[10] Such careful physical training as was given in a Greek palaestra and gymnasium would have been regarded by the Romans as most effeminate. Unlike the Greeks, who strove for a harmonious bodily development, the Romans exercised for usefulness in war. Cicero exclaims, with reference to Greek gymnasial training: "What an absurd system of training youth is exhibited in their gymnasia! What a frivolous preparation for the labors and hazards of war!"

[11] Macaulay, in his Horatius, describes the results of the education of this early period as follows:

"Then none were for the party,
But all were for the State;
And the rich man loved the poor,
And the poor man loved the great.
Then lands were fairly portioned
And spoils were fairly sold;
For the Romans were like brothers
In the brave days of old."

[12] "The Romans," says the historian Wilhelm Ihne, "were distinguished from all other nations, not only by the extreme earnestness and precision with which they conceived their law and worked out the consequences of its fundamental principles, but by the good sense which made them submit to the law, once established, as an absolute necessity of political health and strength. It was this severity in thinking and acting which, more than any other cause, made Rome great and powerful."

[13] The lot of a captive in war, everywhere throughout the ancient world, was to be taken and sold as a slave by his captors. Many educated Greeks were thus taken in the capture of Greek cities in southern Italy and sold as slaves in Rome. These were let out by their masters as teachers of the new learning. Even the thrifty Cato, who vigorously opposed the new learning on principle, was not averse to permitting his educated Greek slaves to conduct schools and thus add to his private fortune.

[14] These men had little choice otherwise. Grain from Spain and Africa became so cheap that a farmer could not raise enough on his small farm to pay his taxes and support his family, so he was obliged to sell his land to men who turned it into large cattle and sheep ranches. He would not emigrate to the provinces, as Englishmen have done to Canada and Australia, but instead went to the cities, where he led a hand-to-mouth existence in a type of tenement house. It was from such sources that the Roman mob, demanding free grain and entertainment in return for its votes, was made up.
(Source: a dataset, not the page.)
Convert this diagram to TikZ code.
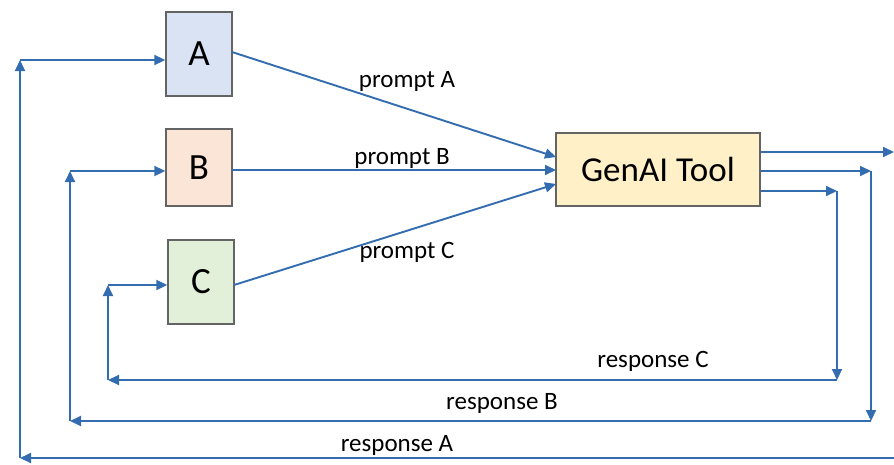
\documentclass[tikz,border=0pt]{standalone}
\usepackage{fontspec}
\setmainfont{Carlito}
\usetikzlibrary{arrows.meta}
\definecolor{lineblue}{RGB}{52,108,176}
\definecolor{boxgrey}{RGB}{100,100,100}
\definecolor{fillA}{RGB}{218,227,243}
\definecolor{fillB}{RGB}{251,229,214}
\definecolor{fillC}{RGB}{226,240,217}
\definecolor{fillG}{RGB}{255,240,200}
\tikzset{
  conn/.style={draw=lineblue, line width=1.9pt, -{Triangle[length=11pt,width=10pt]}},
  letterbox/.style={draw=boxgrey, line width=1.4pt, minimum width=66pt, minimum height=84pt, inner sep=0pt, font=\fontsize{37}{40}\selectfont},
  lbl/.style={font=\fontsize{25}{28}\selectfont, inner sep=0pt}
}
\begin{document}
\begin{tikzpicture}[x=1pt,y=-1pt]
\useasboundingbox (0,0) rectangle (894,464);
\node[letterbox, fill=fillA] (A) at (199,54) {A};
\node[letterbox, fill=fillB, minimum height=77pt] (B) at (199,167.5) {B};
\node[letterbox, fill=fillC] (C) at (201,282) {C};
\node[draw=boxgrey, line width=1.4pt, fill=fillG, minimum width=204pt, minimum height=73pt, inner sep=0pt, font=\fontsize{35}{40}\selectfont] (G) at (658,169.5) {GenAI Tool};

% prompts
\coordinate (pAs) at (232,52);
\coordinate (pAe) at (556,157);
\coordinate (pBs) at (232,170);
\coordinate (pBe) at (556,170);
\coordinate (pCs) at (234,285);
\coordinate (pCe) at (556,184);
\draw[conn] (pAs) -- (pAe);
\draw[conn] (pBs) -- (pBe);
\draw[conn] (pCs) -- (pCe);
\node[lbl] (lpA) at (407,81) {prompt A};
\node[lbl] (lpB) at (402,158) {prompt B};
\node[lbl] (lpC) at (407,252) {prompt C};

% outputs
\coordinate (oA) at (894,152);
\coordinate (oB) at (871,171);
\coordinate (oC) at (837,191);
\draw[conn] (G.east |- oA) -- (oA);
\draw[conn] (G.east |- oB) -- (oB);
\draw[conn] (G.east |- oC) -- (oC);

% response C
\coordinate (rCr) at (837,380);
\coordinate (rCl) at (108,380);
\coordinate (rCt) at (108,285);
\draw[conn] (oC) -- (rCr);
\draw[conn] (rCr) -- (rCl);
\draw[conn] (rCl) -- (rCt);
\draw[conn] (rCt) -- (C.west |- rCt);
\node[lbl] (lrC) at (653,361) {response C};

% response B
\coordinate (rBr) at (871,421);
\coordinate (rBl) at (70,421);
\coordinate (rBt) at (70,171);
\draw[conn] (oB) -- (rBr);
\draw[conn] (rBr) -- (rBl);
\draw[conn] (rBl) -- (rBt);
\draw[conn] (rBt) -- (B.west |- rBt);
\node[lbl] (lrB) at (502,403) {response B};

% response A
\coordinate (rAr) at (894,458);
\coordinate (rAl) at (20,458);
\coordinate (rAt) at (20,60);
\draw[conn] (rAr) -- (rAl);
\draw[conn] (rAl) -- (rAt);
\draw[conn] (rAt) -- (A.west |- rAt);
\node[lbl] (lrA) at (397,445) {response A};
\end{tikzpicture}
\end{document}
[15] Arithmetic was not easy for the Romans, partly because they had no figure or other sign for zero, partly because they used a decimal system for counting and a duodecimal for their money, and partly because the Roman system of notation (I, V, X, L, C, D, M) did not adapt itself to quick calculation. Try, for example, these simple sums:

Add: CCLVII Subtract: LXVIII
CIX XXXIV
——— ———

Multiply: CXXV Divide: XII |CXXXII
XII ———
——

[16] Finger reckoning (whence digits) with the Romans attained a prominence probably never reached with any other people. Bills and accounts were reckoned up on the fingers, in the presence of the patron. Eighteen positions of the fingers of the left hand stood for the nine units and the nine tens, and eighteen positions of the fingers of the right hand stood for the nine hundreds and the nine thousands. For larger sums, such as ten thousand and more, various parts of the body were touched. Any one who betrayed, according to Quintilian, "by an uncertain or awkward movement of his fingers, a want of confidence in his calculations," was thought to be but imperfectly trained in arithmetic.